This is the meal that proves you don't need 47 pans, a sous vide machine, or a culinary degree to eat well. One sheet pan. A few ingredients you can pronounce. Thirty minutes. Dinner that doesn't come in a paper bag.
Crank your oven to 425°F (220°C). While it heats, grab a sheet pan and line it with parchment paper. Not because you're fancy — because you don't want to scrub a pan later.
In a bowl, toss the chicken thighs with olive oil, lemon juice, lemon zest, minced garlic, oregano, salt, and pepper. Actually coat them. Don't just wave the seasoning over the chicken from across the room.
Lay the chicken thighs skin-side up in the center of the sheet pan. Scatter the halved potatoes around them. Drizzle everything with a little extra olive oil.

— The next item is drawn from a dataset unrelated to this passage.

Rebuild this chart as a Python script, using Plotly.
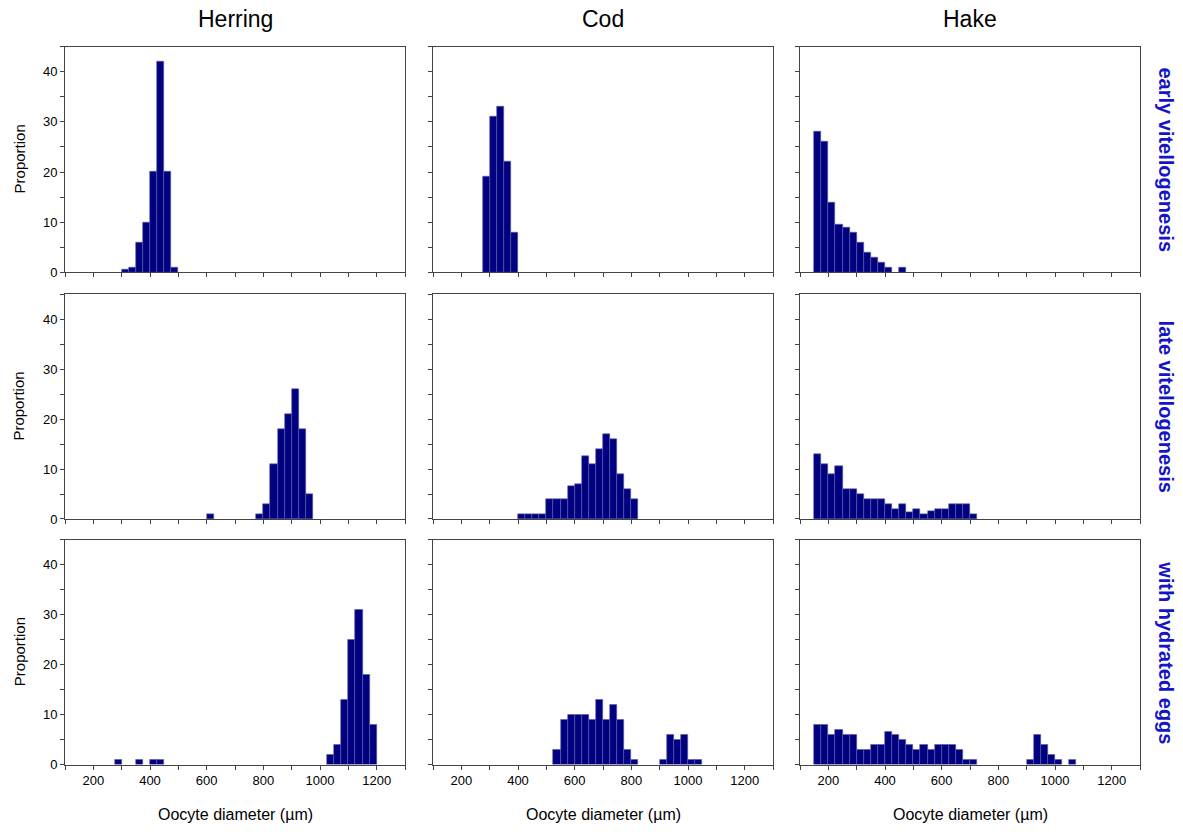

Slide it into the oven for 15 minutes. The potatoes need a head start because they're dense. Unlike broccoli, which cooks faster because it's basically a tiny tree that gives up easily.
Pull the pan out, add the broccoli florets around the edges, give everything a quick toss (don't flip the chicken), and put it back in for another 15 minutes.
Chicken should be golden and cooked through (165°F internal temp — get a thermometer, they're $10). Potatoes should be fork-tender. Broccoli should have some char. Squeeze extra lemon on top and pull it out.
This is the step most people skip, and it's the reason most people stay overweight. What you just cooked is 4 meals — not tonight's dinner. One chicken thigh, a quarter of the potatoes, a quarter of the broccoli. That's your plate. That's a full, complete meal with plenty of protein. It is enough.
Now put the rest in containers before you sit down to eat. Not after. Not "in a minute." Right now. Because if you leave it all on the pan and sit on the couch, you will eat the whole thing and then wonder why nothing ever changes.